Your goal> Copy from the first line below down to and including the line with "zorder=3, clip_on=False))". Skip the pictures.

Exercise inputs>
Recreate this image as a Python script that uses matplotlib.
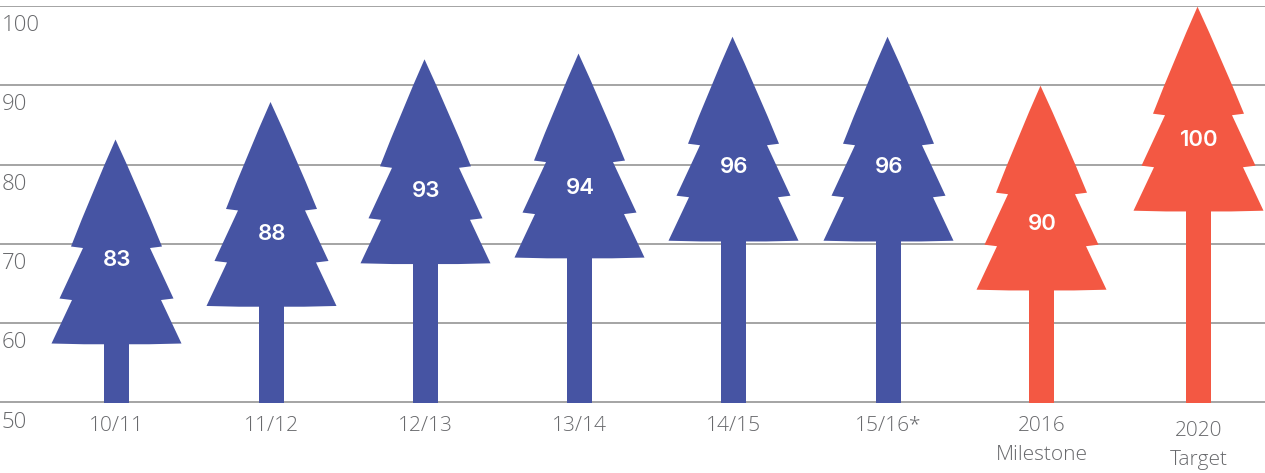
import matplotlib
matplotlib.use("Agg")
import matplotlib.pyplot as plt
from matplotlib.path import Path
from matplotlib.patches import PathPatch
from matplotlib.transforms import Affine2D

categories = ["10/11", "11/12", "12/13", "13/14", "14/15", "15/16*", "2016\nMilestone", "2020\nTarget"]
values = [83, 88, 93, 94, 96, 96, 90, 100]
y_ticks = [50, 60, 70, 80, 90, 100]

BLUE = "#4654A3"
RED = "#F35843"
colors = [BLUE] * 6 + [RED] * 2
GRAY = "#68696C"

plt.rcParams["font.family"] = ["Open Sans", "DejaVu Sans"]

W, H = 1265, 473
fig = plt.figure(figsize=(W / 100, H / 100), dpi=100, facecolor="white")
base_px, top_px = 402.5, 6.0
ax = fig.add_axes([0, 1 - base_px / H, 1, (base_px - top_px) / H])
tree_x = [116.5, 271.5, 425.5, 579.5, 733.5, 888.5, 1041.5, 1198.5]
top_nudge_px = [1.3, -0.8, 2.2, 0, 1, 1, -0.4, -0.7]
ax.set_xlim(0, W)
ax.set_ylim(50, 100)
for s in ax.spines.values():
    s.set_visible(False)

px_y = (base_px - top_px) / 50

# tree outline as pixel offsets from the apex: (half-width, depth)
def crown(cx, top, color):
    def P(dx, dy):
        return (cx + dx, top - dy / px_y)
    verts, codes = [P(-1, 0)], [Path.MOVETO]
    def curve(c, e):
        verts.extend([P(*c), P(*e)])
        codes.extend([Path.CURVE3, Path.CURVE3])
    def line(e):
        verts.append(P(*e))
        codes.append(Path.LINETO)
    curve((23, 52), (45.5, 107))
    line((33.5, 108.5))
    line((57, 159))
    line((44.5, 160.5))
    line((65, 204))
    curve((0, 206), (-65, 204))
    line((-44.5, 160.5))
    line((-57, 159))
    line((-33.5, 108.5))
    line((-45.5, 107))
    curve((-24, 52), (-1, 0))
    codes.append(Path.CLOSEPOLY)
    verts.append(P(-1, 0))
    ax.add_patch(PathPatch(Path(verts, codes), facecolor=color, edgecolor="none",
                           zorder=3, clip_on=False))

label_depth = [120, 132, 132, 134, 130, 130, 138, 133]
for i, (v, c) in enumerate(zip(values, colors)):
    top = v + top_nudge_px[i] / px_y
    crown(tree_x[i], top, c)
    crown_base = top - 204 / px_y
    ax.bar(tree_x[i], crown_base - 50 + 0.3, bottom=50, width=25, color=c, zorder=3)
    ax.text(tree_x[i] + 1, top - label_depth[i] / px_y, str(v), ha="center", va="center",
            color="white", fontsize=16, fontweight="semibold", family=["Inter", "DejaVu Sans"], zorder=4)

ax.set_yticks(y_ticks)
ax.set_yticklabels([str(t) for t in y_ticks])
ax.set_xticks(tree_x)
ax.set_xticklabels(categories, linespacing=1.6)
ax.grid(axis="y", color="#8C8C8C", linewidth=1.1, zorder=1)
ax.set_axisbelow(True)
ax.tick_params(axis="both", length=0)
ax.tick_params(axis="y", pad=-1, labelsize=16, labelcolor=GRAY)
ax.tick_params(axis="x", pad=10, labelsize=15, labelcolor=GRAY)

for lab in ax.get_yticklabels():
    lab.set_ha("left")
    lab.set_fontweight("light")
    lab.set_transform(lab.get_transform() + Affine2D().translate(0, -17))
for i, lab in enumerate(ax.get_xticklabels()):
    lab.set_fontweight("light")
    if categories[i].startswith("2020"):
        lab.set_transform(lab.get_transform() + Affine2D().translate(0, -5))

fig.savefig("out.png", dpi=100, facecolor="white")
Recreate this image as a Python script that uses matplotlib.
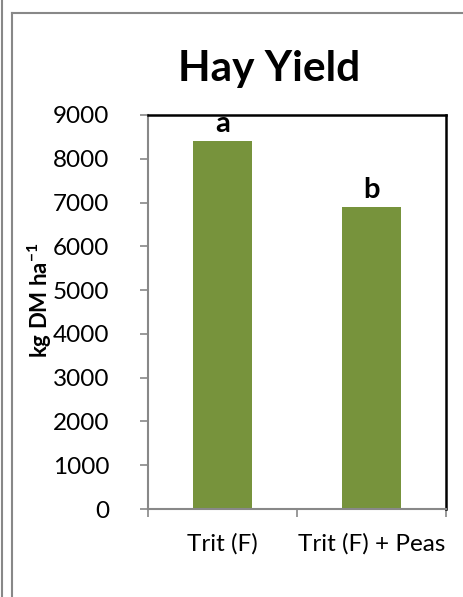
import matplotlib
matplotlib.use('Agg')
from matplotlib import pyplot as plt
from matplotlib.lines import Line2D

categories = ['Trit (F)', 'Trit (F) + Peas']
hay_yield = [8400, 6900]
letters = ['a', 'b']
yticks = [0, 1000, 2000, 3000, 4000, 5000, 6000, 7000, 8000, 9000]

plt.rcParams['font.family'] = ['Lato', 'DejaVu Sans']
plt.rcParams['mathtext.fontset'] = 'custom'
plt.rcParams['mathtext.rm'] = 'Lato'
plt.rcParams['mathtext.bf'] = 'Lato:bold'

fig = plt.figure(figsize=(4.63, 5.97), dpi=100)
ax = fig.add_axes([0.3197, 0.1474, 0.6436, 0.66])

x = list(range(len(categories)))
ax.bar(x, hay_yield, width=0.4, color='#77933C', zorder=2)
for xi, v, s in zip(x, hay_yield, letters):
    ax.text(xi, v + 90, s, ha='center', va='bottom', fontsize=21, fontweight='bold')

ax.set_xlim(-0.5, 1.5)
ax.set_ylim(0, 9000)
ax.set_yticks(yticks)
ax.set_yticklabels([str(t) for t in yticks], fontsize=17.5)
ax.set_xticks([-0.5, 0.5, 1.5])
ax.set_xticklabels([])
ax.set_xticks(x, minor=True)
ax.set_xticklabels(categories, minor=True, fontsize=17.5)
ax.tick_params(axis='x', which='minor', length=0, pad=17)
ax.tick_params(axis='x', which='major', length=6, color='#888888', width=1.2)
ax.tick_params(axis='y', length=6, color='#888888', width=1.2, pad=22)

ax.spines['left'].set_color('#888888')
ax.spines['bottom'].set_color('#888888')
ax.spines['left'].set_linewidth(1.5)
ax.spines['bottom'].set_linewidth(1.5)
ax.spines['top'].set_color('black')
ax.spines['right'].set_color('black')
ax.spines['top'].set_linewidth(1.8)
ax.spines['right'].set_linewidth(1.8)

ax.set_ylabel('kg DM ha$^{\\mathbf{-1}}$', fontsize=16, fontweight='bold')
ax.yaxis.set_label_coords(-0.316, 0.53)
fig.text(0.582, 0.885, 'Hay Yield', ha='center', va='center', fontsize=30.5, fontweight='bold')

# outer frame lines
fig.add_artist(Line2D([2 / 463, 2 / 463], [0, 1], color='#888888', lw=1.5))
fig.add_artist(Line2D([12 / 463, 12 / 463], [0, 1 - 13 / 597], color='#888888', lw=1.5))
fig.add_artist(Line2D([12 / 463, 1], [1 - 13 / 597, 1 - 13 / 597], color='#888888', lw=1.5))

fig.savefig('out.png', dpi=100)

Worked solution>
Recreate this image as a Python script that uses matplotlib.
import matplotlib
matplotlib.use("Agg")
import matplotlib.pyplot as plt
from matplotlib.path import Path
from matplotlib.patches import PathPatch
from matplotlib.transforms import Affine2D

categories = ["10/11", "11/12", "12/13", "13/14", "14/15", "15/16*", "2016\nMilestone", "2020\nTarget"]
values = [83, 88, 93, 94, 96, 96, 90, 100]
y_ticks = [50, 60, 70, 80, 90, 100]

BLUE = "#4654A3"
RED = "#F35843"
colors = [BLUE] * 6 + [RED] * 2
GRAY = "#68696C"

plt.rcParams["font.family"] = ["Open Sans", "DejaVu Sans"]

W, H = 1265, 473
fig = plt.figure(figsize=(W / 100, H / 100), dpi=100, facecolor="white")
base_px, top_px = 402.5, 6.0
ax = fig.add_axes([0, 1 - base_px / H, 1, (base_px - top_px) / H])
tree_x = [116.5, 271.5, 425.5, 579.5, 733.5, 888.5, 1041.5, 1198.5]
top_nudge_px = [1.3, -0.8, 2.2, 0, 1, 1, -0.4, -0.7]
ax.set_xlim(0, W)
ax.set_ylim(50, 100)
for s in ax.spines.values():
    s.set_visible(False)

px_y = (base_px - top_px) / 50

# tree outline as pixel offsets from the apex: (half-width, depth)
def crown(cx, top, color):
    def P(dx, dy):
        return (cx + dx, top - dy / px_y)
    verts, codes = [P(-1, 0)], [Path.MOVETO]
    def curve(c, e):
        verts.extend([P(*c), P(*e)])
        codes.extend([Path.CURVE3, Path.CURVE3])
    def line(e):
        verts.append(P(*e))
        codes.append(Path.LINETO)
    curve((23, 52), (45.5, 107))
    line((33.5, 108.5))
    line((57, 159))
    line((44.5, 160.5))
    line((65, 204))
    curve((0, 206), (-65, 204))
    line((-44.5, 160.5))
    line((-57, 159))
    line((-33.5, 108.5))
    line((-45.5, 107))
    curve((-24, 52), (-1, 0))
    codes.append(Path.CLOSEPOLY)
    verts.append(P(-1, 0))
    ax.add_patch(PathPatch(Path(verts, codes), facecolor=color, edgecolor="none",
                           zorder=3, clip_on=False))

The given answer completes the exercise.